Straddling the plant and animal kingdoms, the protist Volvox forms stunning bright green colonial balls in water bodies that are enriched in nitrates. Found in puddles, ditches, shallow ponds and bogs, Volvox colonies reach up to 50,000 cells and may include daughter and granddaughter colonies.
Volvox Video #1
Spherical colonies of bright green Volvox cells rotate in unison; under oblique illumination with a playing time of 32 seconds. Choose a playback format that matches your connection speed:
Volvox Video #2
A single Volvox colony is seen in more detail, with motion of individual cells probably due to movement of the cells' flagella; under oblique illumination with a playing time of 17 seconds. Choose a playback format that matches your connection speed:
The phylum Chlorophyta (green protists) includes colonial and singular species that help recycle the carbon of aquatic ecosystems, and like plants, can convert carbon dioxide, water and solar energy into carbohydrates and dissolved oxygen. Also in similarity to plants, the chlorophytes, including Volvox, feature cellulose cell walls and chloroplasts. This colonial member of the kingdom Protista can serve as a surrogate in water quality tests for nitrates and other nitrogen-rich dissolved compounds. Worldwide, there are 20 species of Volvox fully described.
The individual cells within the Volvox colony are round and feature a pair of flagella. The colony as a whole, up to 1 millimeter in diameter, can move through the water column, gracefully spinning, while moving their flagella in unison, seeking optimal light for photosynthesis. There is apparently some polarization and differentiation in the colony with cells at the anterior end developing larger stigma or photosensitive eyespots. The spherical green cells cling to a transparent hollow ball of mucilage, forming the Volvox colony. The individual cells in a colonial Volvox resemble Chalmydomonas. However, the colonies have two cell types, somatic and generative. Generative cells subdivide, via mitosis, into small daughter cells. This process continues until a small, bubble-shaped invaginated daughter colony forms within the mucilage matrix of the parent colony. Since the daughter colonies are formed inside out, they must invert prior to release from the parent colony as new independent daughter colonies. In some cases, before release of the daughters, the daughter colonies also undergo asexual reproduction, creating granddaughter colonies within the maternal colony.

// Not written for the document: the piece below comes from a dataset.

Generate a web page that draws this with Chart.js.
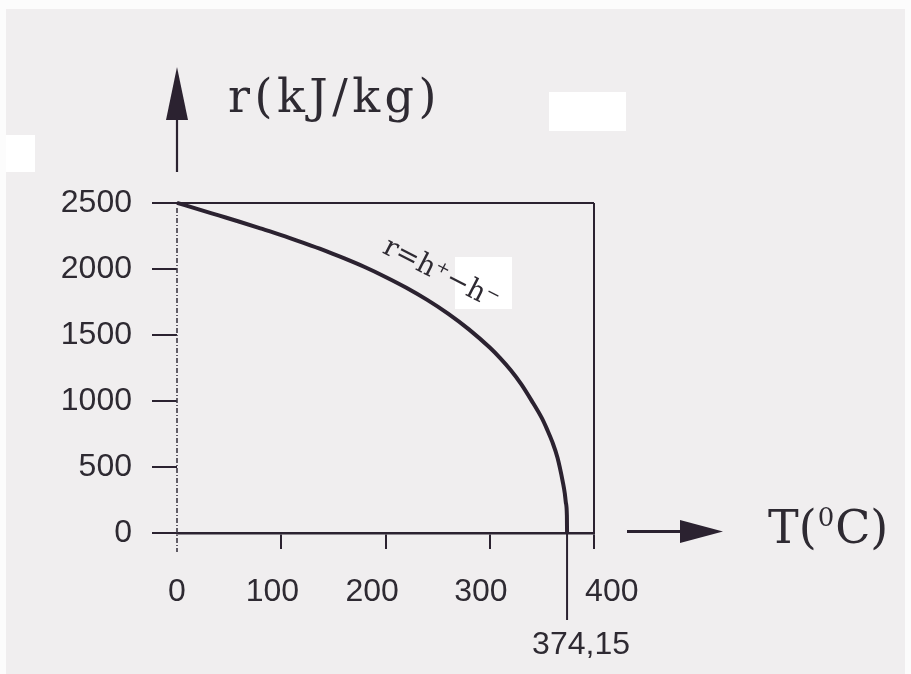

Volvox are also capable of sexual reproduction. Some of the generative cells undergo repeated divisions, developing into sperm packets. Research results indicate that these male colonies can produce a pheromone that induces other Volvox colonies in the vicinity to become sexually active. As a unit, the sperm packets are released into the aquatic environment and swim away in search of Volvox eggs. The eggs develop from generative cells, which have not undergone meiosis. After successful fertilization, a resting stage forms which incorporates a thick, spiny cell wall that is often red in color, and that can survive winter temperatures. Within the resting spore, meiosis occurs and each meiospore evolves into a new colony.